We do not accept such a narrow reading of the section. Defendants are correct in noting that for torture to elevate a killing to the substantive offense of first degree murder under Penal Code section 189 the death must have been caused by torture. (People v. Talamantez (1985) 169 Cal. App. 3d 443, 455-456 [215 Cal. Rptr. 542].) However, that section of the Penal Code requires that the murder be "perpetrated by ... torture." This is considerably narrower than the "involved torture" language of section 190.2, subdivision (a)(18) and gives rise to the inference that if the electorate had intended such a construction, it could easily have adopted the "perpetrated by" formulation. Rather, the "involved torture" language appears to refer to a longer period of time and encompasses torture that precedes the actual act of killing. We therefore see no obstacle in holding the defendants accountable under the torture special circumstance.


At oral argument, counsel for defendant Zimmer indicated that during the pendency of this action, the charges that his client was involved in the Migliori-Rosenberg and Cassanelli killings have been brought to trial.
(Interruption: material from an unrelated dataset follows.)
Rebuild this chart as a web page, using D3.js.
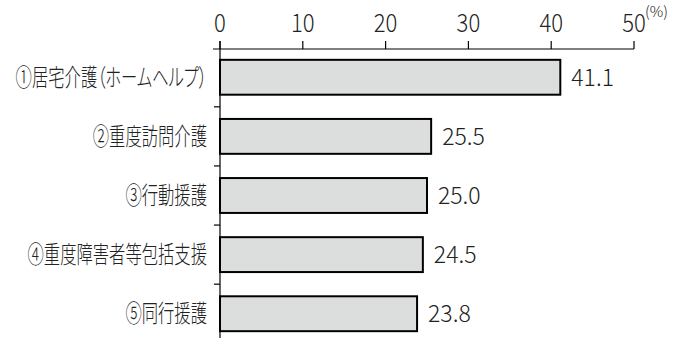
<!DOCTYPE html>
<html><head><meta charset="utf-8">
<script src="https://cdn.jsdelivr.net/npm/d3@7"></script>
<style>
body{margin:0;background:#fff;}
text{font-family:"Noto Sans CJK JP","Noto Sans",sans-serif;font-weight:300;fill:#222;}
</style></head>
<body><svg id="c" width="683" height="338"></svg>
<script>
const categories=["①居宅介護（ホームヘルプ）","②重度訪問介護","③行動援護","④重度障害者等包括支援","⑤同行援護"];
const values=[41.1,25.5,25.0,24.5,23.8];
const tickValues=[0,10,20,30,40,50];
const unitLabel="(%)";

const svg=d3.select("#c");
const x0=220,x1=634,axisY=49;
const x=d3.scaleLinear().domain([0,50]).range([x0,x1]);
const y=d3.scaleBand().domain(categories).range([48,343]).paddingInner(0.41).paddingOuter(0.2);

// horizontal axis
svg.append("line").attr("x1",213).attr("x2",x1).attr("y1",axisY).attr("y2",axisY).attr("stroke","#000").attr("stroke-width",1.2);
svg.selectAll(".xt").data(tickValues).join("line").attr("x1",d=>x(d)).attr("x2",d=>x(d)).attr("y1",axisY-8).attr("y2",axisY).attr("stroke","#000").attr("stroke-width",1.2);
svg.selectAll(".xl").data(tickValues).join("g").attr("transform",d=>`translate(${x(d)},32) scale(0.9,1)`)
 .append("text").attr("text-anchor","middle").attr("font-size",24.5).text(d=>d);
svg.append("text").attr("x",x(50)+11).attr("y",17).attr("font-size",15).text(unitLabel);

// vertical axis
svg.append("line").attr("x1",x0).attr("x2",x0).attr("y1",axisY-8).attr("y2",338).attr("stroke","#000").attr("stroke-width",1.2);
const step=y.step();
const seps=categories.slice(1).map(c=>y(c)-(step-y.bandwidth())/2);
svg.selectAll(".yt").data(seps).join("line").attr("x1",x0-6).attr("x2",x0).attr("y1",d=>d).attr("y2",d=>d).attr("stroke","#000").attr("stroke-width",1.2);

// bars
svg.selectAll(".bar").data(values).join("rect")
 .attr("x",x0).attr("y",(d,i)=>y(categories[i])).attr("width",d=>x(d)-x0).attr("height",y.bandwidth())
 .attr("fill","#dcdddd").attr("stroke","#000").attr("stroke-width",2);

// labels
svg.selectAll(".cl").data(categories).join("g").attr("transform",d=>`translate(207,${y(d)+y.bandwidth()/2}) scale(0.68,1)`)
 .append("text").attr("dy","0.36em").attr("text-anchor","end").attr("font-size",24)
 .style("font-feature-settings","'palt'").text(d=>d);
svg.selectAll(".vl").data(values).join("text").attr("x",d=>x(d)+11).attr("y",(d,i)=>y(categories[i])+y.bandwidth()/2).attr("dy","0.36em")
 .attr("font-size",23).text(d=>d.toFixed(1));
</script></body></html>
While acquitted of the murders of Migliori and Rosenberg, defendant Zimmer was convicted of murdering and kidnapping Jon Cassanelli. Counsel thereupon raised additional arguments not briefed by the parties contesting the validity of any further proceedings.

Defendant Zimmer contends that the People are barred in the first place from appealing the dismissal of the special circumstance allegations.

[11] Counsel was unable to cite a single case supporting this proposition, and with good reason. Penal Code section 1238 specifies that the People [176 Cal. App. 3d 265] may appeal "an order setting aside the indictment, information or complaint." It is clearly recognized that a special circumstance allegation may be contested by a motion under Penal Code section 995 and that the defendant may appeal the denial of this motion (Ghent v. Superior Court (1979) 90 Cal. App. 3d 944, 954-955 [153 Cal. Rptr. 720]; Allen v. Superior Court (1980) 113 Cal. App. 3d 42, 48 fn. 5 [169 Cal.Rptr. 608]). We see no reason, therefore, why the People should not be given equal opportunity, especially as the appeal is specifically authorized by section 1238.

[12] Equally lacking in merit is defendant's contention that trial on the special circumstance allegations is now barred by double jeopardy. Defendant has not yet been put in jeopardy once for these offenses. The special circumstances that the murder occurred in the course of a kidnapping or that it involved torture are not necessarily included in the offenses of murder or kidnapping and thus do not subject the defendant to double jeopardy. (See Pen. Code, § 1023;In re Dennis B. (1976) 18 Cal. 3d 687, 691 [135 Cal. Rptr. 82, 557 P.2d 514].) Accordingly, at their discretion, the People may seek to try defendant Zimmer on the special circumstance allegations.

The order is reversed.

Arguelles, J., and Fields, J., concurred.